I am back from Canada

Tess Castleman - Wednesday, June 01, 2011

I am back this morning from Canada where I was invited to participate in a fasting/initiation ceremony near the Six Nation’s Reserve. Diane Longboat is the spiritual leader of this community and is a force of nature. I met Diane in Montreal last August when she was part of a panel that presented for the Jungian International Congress held every three years. She has a spirit that is deep and clear, powerful and compassionate, sharp and visionary.

I was supporting a friend’s initiation/fasting ceremony at Soul of the Mother Lodge—I cooked, washed dishes, swept the kitchen floor. I slept on a couch in a living room in a house with one bathroom for seven people—I didn’t have my Swiss coffee maker or my internet connection or the daily junk TV to take time from my thoughts, dreams and feelings. It was hard work, but a simple quieter life that already I miss.

I listened to Wilmer, an elder and chief tell about his remarkable vision from his early life, I listened to middle aged healers talk about the big serpent and what it means to dream about one and I watched a dozen young men/boys learn how to keep the fire, support a sweat lodge, plant tobacco. I was deeply moved by a young woman of 14 sweep each member of the lodge with an eagle wing, shaking the energies out in the fire. She seems to have a destiny, raised in a natural way with her customs and her heritage.

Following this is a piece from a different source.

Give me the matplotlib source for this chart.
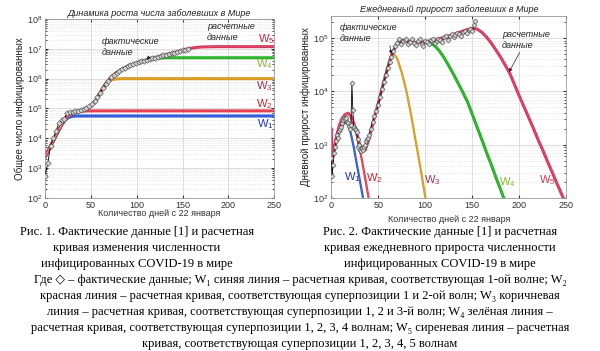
import matplotlib
matplotlib.use("Agg")
import matplotlib.pyplot as plt
import numpy as np

plt.rcParams['font.family'] = ['Liberation Sans', 'DejaVu Sans']
plt.rcParams['mathtext.fontset'] = 'custom'
plt.rcParams['mathtext.rm'] = 'Liberation Sans'
plt.rcParams['mathtext.it'] = 'Liberation Sans:italic'

# ---- Рис. 1: накопленное число заболевших ----
fact_days = [0, 3, 6, 9, 12, 15, 18, 21, 24, 27, 30, 33, 36, 39, 42, 45, 48, 51, 54,
             57, 60, 63, 66, 69, 72, 75, 78, 81, 84, 87, 90, 93, 96, 99, 102, 105,
             108, 111, 114, 117, 120, 123, 126, 129, 132, 135, 138, 141, 144, 147,
             150, 153, 156]
fact_total = [555, 1434, 5578, 9927, 17400, 31500, 40500, 45200, 69000, 73300, 76800,
              79500, 82700, 88400, 95100, 105800, 118600, 145200, 182400, 242700,
              337000, 467700, 660000, 860000, 1100000, 1350000, 1600000, 1850000,
              2050000, 2320000, 2550000, 2800000, 3040000, 3250000, 3500000, 3750000,
              4010000, 4250000, 4540000, 4800000, 5100000, 5400000, 5700000, 6050000,
              6400000, 6700000, 7100000, 7500000, 7900000, 8350000, 8850000, 9300000,
              9800000]

early_days = [0, 3, 6, 9, 12, 15, 18, 21, 24, 27, 30, 33, 36]
w1_early = [2200, 3400, 5200, 8000, 12200, 18500, 27000, 37000, 46000, 51500, 54500, 55700, 56000]
w2_early = [2400, 3600, 5500, 8200, 12500, 19000, 28000, 40000, 52000, 62000, 69000, 74000, 78000]

w1_days = early_days + [250]
w1_total = w1_early + [56000]
w2_days = early_days + [40, 45, 50, 250]
w2_total = w2_early + [81000, 82500, 83000, 83000]
w3_days = early_days + [40, 45, 50, 55, 60, 63, 66, 69, 72, 75, 80, 85, 250]
w3_total = w2_early + [83000, 95000, 120000, 180000, 330000, 470000, 640000, 800000,
                       900000, 960000, 990000, 1000000, 1000000]
w4_days = early_days + [40, 45, 50, 55, 60, 66, 72, 78, 84, 90, 96, 102, 108, 114, 120,
                        126, 132, 140, 250]
w4_total = w2_early + [83000, 95000, 120000, 180000, 330000, 660000, 1100000, 1600000,
                       2050000, 2550000, 3020000, 3500000, 3950000, 4400000, 4720000,
                       4900000, 4970000, 5000000, 5000000]
w5_days = early_days + [40, 45, 50, 55, 60, 66, 72, 78, 84, 90, 96, 102, 108, 114, 120,
                        126, 132, 138, 144, 150, 155, 160, 165, 170, 180, 190, 250]
w5_total = w2_early + [83000, 95000, 120000, 180000, 330000, 660000, 1100000, 1600000,
                       2050000, 2550000, 3020000, 3500000, 3950000, 4500000, 5050000,
                       5650000, 6350000, 7100000, 7900000, 8850000, 9800000, 10500000,
                       11100000, 11450000, 11700000, 11800000, 11800000]

# ---- Рис. 2: ежедневный прирост ----
rate_days = list(range(0, 41)) + list(range(42, 153, 2)) + [153]
fact_rate = [555, 260, 420, 700, 900, 1150, 1500, 1350, 1800, 2000, 2150, 2600, 3000,
             2900, 3200, 3000, 3100, 2700, 2500, 2200, 2000, 2300, 14500, 4500, 2100,
             2000, 1900, 1700, 1300, 900, 1000, 800, 750, 850, 800, 900, 1000, 1150,
             1300, 1350, 1500,
             2000, 2700, 3400, 4200, 5500, 8000, 11000, 15000, 20000, 27000, 35000,
             45000, 58000, 70000, 82000, 95000, 78000, 88000, 92000, 98000, 76000,
             85000, 96000, 80000, 74000, 88000, 95000, 78000, 72000, 90000, 84000,
             76000, 92000, 96000, 82000, 90000, 98000, 92000, 86000, 104000, 108000,
             94000, 110000, 118000, 105000, 112000, 125000, 120000, 110000, 130000,
             138000, 125000, 140000, 150000, 138000, 175000, 210000]

r1_days = [0, 1, 3, 6, 9, 12, 15, 18, 21, 24, 27, 30, 33, 36]
r1_rate = [420, 500, 710, 1200, 1780, 2300, 2630, 2400, 1580, 890, 450, 235, 120, 63]
r2_days = [0, 1, 3, 6, 9, 12, 15, 18, 21, 24, 27, 30, 33, 36, 40]
r2_rate = [500, 520, 830, 1510, 2400, 3160, 3700, 3900, 3400, 2500, 1580, 890, 470, 240, 95]
r3_days = [55, 60, 63, 66, 70, 75, 80, 85, 90, 95, 100, 105]
r3_rate = [13200, 28000, 40000, 52000, 42000, 22400, 10000, 3550, 1120, 355, 105, 32]
r4_days = [95, 100, 105, 110, 115, 120, 125, 130, 135, 140, 145, 150, 155, 160, 165,
           170, 175, 180, 185]
r4_rate = [83000, 85000, 81000, 72000, 57500, 42700, 30200, 20900, 14100, 9550, 6300,
           3700, 2140, 1260, 720, 430, 245, 145, 83]
r5_days = [0, 1, 3, 6, 9, 12, 15, 18, 21, 24, 27, 30, 33, 36, 40, 45, 50, 55, 60, 63,
           66, 70, 75, 80, 85, 90, 95, 100, 105, 110, 115, 120, 125, 130, 135, 140, 145,
           150, 155, 160, 165, 170, 175, 180, 185, 190, 195, 200, 205, 210, 215, 220,
           225, 230, 235, 240, 245, 250]
r5_rate = [2100, 500, 830, 1510, 2400, 3160, 3700, 3900, 3400, 2500, 1660, 1050, 790,
           790, 1260, 2800, 6000, 13200, 28000, 42000, 57000, 79000, 91000, 89000,
           85000, 83000, 83000, 85000, 89000, 93000, 98000, 102000, 110000, 117000,
           126000, 135000, 145000, 151000, 148000, 129000, 105000, 81000, 60000, 44000,
           31000, 21400, 13200, 8100, 5100, 3200, 2000, 1230, 780, 480, 300, 186, 117, 72]

c_blue = '#2a55d8'
c_red = '#e4374a'
c_orange = '#d8981c'
c_green = '#22b022'
c_crimson = '#d6375a'


def calc_line(ax, x, y, color, lw=2.2):
    ax.plot(x, y, color=color, lw=lw, solid_capstyle='butt', zorder=2)
    ax.plot(x, y, color='white', lw=0.5, ls=(0, (1, 2)), alpha=0.45, zorder=2.1)


def fact_line(ax, x, y, ms):
    ax.plot(x, y, color='black', lw=0.6, marker='D', ms=ms, mfc='#d4d4d4',
            mec='#404040', mew=0.4, zorder=3)


def style_axes(ax, ylim, yticks):
    ax.set_yscale('log')
    ax.set_xlim(0, 250)
    ax.set_ylim(*ylim)
    ax.set_xticks([0, 50, 100, 150, 200, 250])
    ax.set_yticks(yticks)
    ax.grid(True, which='major', color='#d8d8d8', lw=0.6)
    ax.grid(True, which='minor', axis='y', color='#d8d8d8', lw=0.5, ls=':')
    ax.tick_params(which='both', direction='in', top=True, right=True,
                   labelsize=6.5, pad=2, colors='#333333', length=2.5)
    ax.tick_params(which='minor', length=1.5)
    for s in ax.spines.values():
        s.set_color('#999999')
        s.set_linewidth(0.6)


fig = plt.figure(figsize=(6, 3.51), dpi=100)
ax1 = fig.add_axes([0.075, 0.436, 0.382, 0.510])
ax2 = fig.add_axes([0.552, 0.436, 0.392, 0.5185])

calc_line(ax1, w1_days, w1_total, c_blue)
calc_line(ax1, w2_days, w2_total, c_red)
calc_line(ax1, w3_days, w3_total, c_orange)
calc_line(ax1, w4_days, w4_total, c_green)
calc_line(ax1, w5_days, w5_total, c_crimson)
fact_line(ax1, fact_days, fact_total, 2.8)
style_axes(ax1, (1e2, 1e8), [1e2, 1e3, 1e4, 1e5, 1e6, 1e7, 1e8])
ax1.set_title('Динамика роста числа заболевших в Мире', fontsize=6.5,
              style='italic', pad=2, color='#222222')
ax1.set_xlabel('Количество дней с 22 января', fontsize=6.5, color='#333333')
ax1.xaxis.set_label_coords(0.5, -0.06)
ax1.set_ylabel('Общее число инфицированных', fontsize=7, color='#222222', labelpad=1)

calc_line(ax2, r3_days, r3_rate, c_orange, 1.6)
calc_line(ax2, r4_days, r4_rate, c_green, 2.2)
calc_line(ax2, r1_days, r1_rate, c_blue, 1.6)
calc_line(ax2, r2_days, r2_rate, c_red, 1.6)
calc_line(ax2, r5_days, r5_rate, c_crimson, 2.2)
fact_line(ax2, rate_days, fact_rate, 2.6)
style_axes(ax2, (1e2, 2.6e5), [1e2, 1e3, 1e4, 1e5])
ax2.set_title('Ежедневный прирост заболевших в Мире', fontsize=6.5,
              style='italic', pad=3, color='#222222')
ax2.set_xlabel('Количество дней с 22 января', fontsize=6.5, color='#333333')
ax2.xaxis.set_label_coords(0.5, -0.095)
ax2.set_ylabel('Дневной прирост инфицированных', fontsize=7, color='#222222', labelpad=1)

# подписи кривых
lab = dict(fontsize=8, ha='center', va='center')
H = 351
for x, y, t, c in [(266, 39, 'W$_5$', '#d02036'), (264, 64, 'W$_4$', '#8cb43c'),
                   (264, 86, 'W$_3$', '#a0304f'), (264, 104, 'W$_2$', '#d0202a'),
                   (265, 124, 'W$_1$', '#2030c0'),
                   (352, 177, 'W$_1$', '#2030c0'), (374, 178, 'W$_2$', '#d0202a'),
                   (432, 180, 'W$_3$', '#a0304f'), (507, 182, 'W$_4$', '#8cb43c'),
                   (547, 180, 'W$_5$', '#d6375a')]:
    fig.text(x / 600, 1 - y / H, t, color=c, **lab)

note = dict(fontsize=6.5, style='italic', color='#222222', ha='left', va='top',
            linespacing=1.25)
ax1.annotate('фактические\nданные', xy=(111, 4.3e6), xycoords='data',
             xytext=(102, H - 37), textcoords='figure pixels',
             arrowprops=dict(arrowstyle='-|>', color='#222222', lw=0.5,
                             mutation_scale=5, shrinkA=0, shrinkB=0,
                             relpos=(0.85, 0.1)), **note)
fig.text(207 / 600, 1 - 22 / H, 'расчетные\nданные', **note)
ax2.annotate('фактические\nданные', xy=(64, 5e4), xycoords='data',
             xytext=(340, H - 23), textcoords='figure pixels',
             arrowprops=dict(arrowstyle='-|>', color='#222222', lw=0.5,
                             mutation_scale=5, shrinkA=0, shrinkB=0,
                             relpos=(0.85, 0.1)), **note)
ax2.annotate('расчетные\nданные', xy=(189, 2.3e4), xycoords='data',
             xytext=(502, H - 30), textcoords='figure pixels',
             arrowprops=dict(arrowstyle='-|>', color='#222222', lw=0.5,
                             mutation_scale=5, shrinkA=0, shrinkB=0,
                             relpos=(0.4, 0.0)), **note)

# подрисуночные подписи
cap = dict(fontsize=9, ha='center', va='center',
           family=['Liberation Serif', 'DejaVu Serif', 'DejaVu Sans'])
cap_left = ['Рис. 1. Фактические данные [1] и расчетная',
            'кривая изменения численности',
            'инфицированных COVID-19 в мире']
cap_right = ['Рис. 2. Фактические данные [1] и расчетная',
             'кривая ежедневного прироста численности',
             'инфицированных COVID-19 в мире']
cap_bottom = ['Где ◇ – фактические данные; W₁ синяя линия – расчетная кривая, соответствующая 1-ой волне; W₂',
              'красная линия – расчетная кривая, соответствующая суперпозиции 1 и 2-ой волн; W₃ коричневая',
              'линия – расчетная кривая, соответствующая суперпозиции 1, 2 и 3-й волн; W₄ зелёная линия –',
              'расчетная кривая, соответствующая суперпозиции 1, 2, 3, 4 волнам; W₅ сиреневая линия – расчетная',
              'кривая, соответствующая суперпозиции 1, 2, 3, 4, 5 волнам']
for i, t in enumerate(cap_left):
    fig.text(137 / 600, 1 - (232 + 16 * i) / H, t, **cap)
for i, t in enumerate(cap_right):
    fig.text(440 / 600, 1 - (232 + 16 * i) / H, t, **cap)
for i, t in enumerate(cap_bottom):
    fig.text(300 / 600, 1 - (280 + 16 * i) / H, t, **cap)

fig.savefig('out.png', dpi=100)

And I am not from this tradition. I am Anglo from North America, living on “stolen” land, taken from others, my ancestors, long ago. I go to Switzerland several times a year and don’t belong there either, even though I have discovered that my first ancestors from Europe were a couple from Bavaria and Zurich. But I don’t speak their language, I did not grow up on that soil—I am not part of European land where I look like the people who live there now, nor am I part of the people I don’t look like, Native American/First Nation people upon whose land I have lived.

Somewhere, without stealing or mimicking or pretending or exploiting I hope to find a way to stay as connected to the spirit world as four days in Canada has gifted me.

*** Comments ***
Renae C commented on 03-Jun-2011 08:34 AM
Maybe the pervasive attitude of "proud to be an American" is in some form a reactionary measure to the reality that as recent interlopers we have no real home, either here where we've landed or there where we originated. And maybe the lure and hope of
"home" in some perfect place beyond this one is also driven by this transience. Can the connection we (I) long for be borrowed, integrated, created anew here where by happenstance I've been planted? To what or whom do I really belong? Where are my portals
to encounter the sacred? Or are we (am I) destined to always live on the edge, on the outside of someone else's sacred space looking in?